The Flower server does not prescribe a way to aggregate evaluation results, but it enables the user to fully customize result aggregation.

Aggregate Custom Evaluation Results¶

The same Strategy-customization approach can be used to aggregate custom evaluation results coming from individual clients. Clients can return custom metrics to the server by returning a dictionary:

from flwr.client import NumPyClient


class FlowerClient(NumPyClient):

    def fit(self, parameters, config):
        # ...
        pass

    def evaluate(self, parameters, config):
        """Evaluate parameters on the locally held test set."""

        # Update local model with global parameters
        self.model.set_weights(parameters)

        # Evaluate global model parameters on the local test data
        loss, accuracy = self.model.evaluate(self.x_test, self.y_test)

        # Return results, including the custom accuracy metric
        num_examples_test = len(self.x_test)
        return float(loss), num_examples_test, {"accuracy": float(accuracy)}

The server can then use a customized strategy to aggregate the metrics provided in these dictionaries:

from flwr.server.strategy import FedAvg


class AggregateCustomMetricStrategy(FedAvg):
    def aggregate_evaluate(
        self,
        server_round: int,
        results: List[Tuple[ClientProxy, EvaluateRes]],
        failures: List[Union[Tuple[ClientProxy, FitRes], BaseException]],
    ) -> Tuple[Optional[float], Dict[str, Scalar]]:
        """Aggregate evaluation accuracy using weighted average."""

        if not results:
            return None, {}

        # Call aggregate_evaluate from base class (FedAvg) to aggregate loss and metrics
        aggregated_loss, aggregated_metrics = super().aggregate_evaluate(
            server_round, results, failures
        )

        # Weigh accuracy of each client by number of examples used
        accuracies = [r.metrics["accuracy"] * r.num_examples for _, r in results]
        examples = [r.num_examples for _, r in results]

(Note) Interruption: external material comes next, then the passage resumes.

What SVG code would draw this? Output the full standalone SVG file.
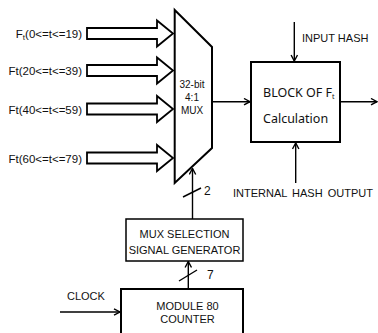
<svg xmlns="http://www.w3.org/2000/svg" width="378" height="333" viewBox="0 0 378 333">
<style>
.t{font-family:"Liberation Sans",Arial,sans-serif;fill:#111}
.b{fill:#fff;stroke:#000}
.ln{fill:none;stroke:#000;stroke-width:1.4}
.ha{fill:#fff;stroke:#000;stroke-width:1.8;stroke-linejoin:miter}
</style>
<defs>
<path id="hollow" d="M87,-5.5 H157 V-13 L173,0 L157,13 V5.5 H87 Z"/>
<marker id="ah" markerWidth="8" markerHeight="8" refX="7" refY="4" orient="auto" markerUnits="userSpaceOnUse">
<path d="M1,0.8 L7,4 L1,7.2" fill="none" stroke="#000" stroke-width="1.4"/>
</marker>
</defs>
<rect width="378" height="333" fill="#fff"/>

<g id="inputs">
<use href="#hollow" class="ha" transform="translate(0,33.5)"/>
<use href="#hollow" class="ha" transform="translate(0,70.5)"/>
<use href="#hollow" class="ha" transform="translate(0,109)"/>
<use href="#hollow" class="ha" transform="translate(0,158)"/>
<text class="t" font-size="11.5" x="82" y="37.5" text-anchor="end">F<tspan font-size="8" dy="2">t</tspan><tspan dy="-2">(0&lt;=t&lt;=19)</tspan></text>
<text class="t" font-size="11.5" x="82" y="75" text-anchor="end">Ft(20&lt;=t&lt;=39)</text>
<text class="t" font-size="11.5" x="82" y="114" text-anchor="end">Ft(40&lt;=t&lt;=59)</text>
<text class="t" font-size="11.5" x="82" y="163" text-anchor="end">Ft(60&lt;=t&lt;=79)</text>
</g>

<g id="mux">
<path d="M174.7,10 L212,47 V148 L174.7,183 Z" fill="#fff" stroke="#000" stroke-width="2"/>
<text class="t" font-size="10" x="192" y="88" text-anchor="middle">32-bit</text>
<text class="t" font-size="10" x="192" y="101" text-anchor="middle">4:1</text>
<text class="t" font-size="10" x="192" y="114" text-anchor="middle">MUX</text>
</g>

<g id="block">
<rect class="b" x="251" y="62" width="89" height="80" stroke-width="2"/>
<text font-family="'Noto Sans','Open Sans',sans-serif" font-size="12.5" x="263" y="96.5" fill="#111">BLOCK OF F<tspan font-size="7" dy="2">t</tspan></text>
<text font-family="'Noto Sans','Open Sans',sans-serif" font-size="12.5" x="263" y="122.5" fill="#111">Calculation</text>
</g>

<g id="muxsel">
<rect class="b" x="126" y="219" width="117" height="42" stroke-width="1.5"/>
<text class="t" font-size="11" x="184.5" y="238" text-anchor="middle">MUX SELECTION</text>
<text class="t" font-size="11" x="184.5" y="254" text-anchor="middle">SIGNAL GENERATOR</text>
</g>

<g id="counter">
<rect class="b" x="121" y="289" width="122" height="60" stroke-width="2"/>
<text class="t" font-size="11" x="187.5" y="310" text-anchor="middle">MODULE  80</text>
<text class="t" font-size="11" x="187.5" y="323" text-anchor="middle">COUNTER</text>
</g>

<g id="labels">
<text class="t" font-size="11" x="302" y="42">INPUT  HASH</text>
<text class="t" font-size="11" x="233" y="197" word-spacing="2">INTERNAL HASH OUTPUT</text>
<text class="t" font-size="11" x="67" y="300">CLOCK</text>
<text class="t" font-size="12" x="204" y="194.5">2</text>
<text class="t" font-size="12" x="207" y="279">7</text>
</g>

<g id="connectors">
<line class="ln" x1="212" y1="101.7" x2="250" y2="101.7" marker-end="url(#ah)"/>
<line class="ln" x1="340" y1="101.7" x2="377" y2="101.7" marker-end="url(#ah)"/>
<line class="ln" x1="294.3" y1="22" x2="294.3" y2="61" marker-end="url(#ah)"/>
<line class="ln" x1="295.7" y1="183" x2="295.7" y2="143" marker-end="url(#ah)"/>
<line class="ln" x1="192.5" y1="219" x2="192.5" y2="168.5" marker-end="url(#ah)"/>
<line class="ln" x1="183" y1="197" x2="201" y2="188"/>
<line class="ln" x1="188.3" y1="288" x2="188.3" y2="261.5" marker-end="url(#ah)"/>
<line class="ln" x1="179" y1="281" x2="197" y2="270"/>
<line class="ln" x1="60" y1="312" x2="120" y2="312" marker-end="url(#ah)"/>
</g>
</svg>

        # Aggregate and print custom metric
        aggregated_accuracy = sum(accuracies) / sum(examples)
        print(
            f"Round {server_round} accuracy aggregated from client results: {aggregated_accuracy}"
        )

        # Return aggregated loss and metrics (i.e., aggregated accuracy)
        return float(aggregated_loss), {"accuracy": float(aggregated_accuracy)}


def server_fn(context: Context) -> ServerAppComponents:
    # Read federation rounds from config
    num_rounds = context.run_config["num-server-rounds"]
    config = ServerConfig(num_rounds=num_rounds)

    # Define strategy
    strategy = AggregateCustomMetricStrategy(
        # (same arguments as FedAvg here)
    )

    return ServerAppComponents(
        config=config,
        strategy=strategy,  # <-- pass the custom strategy here
    )


# Create ServerApp
app = ServerApp(server_fn=server_fn)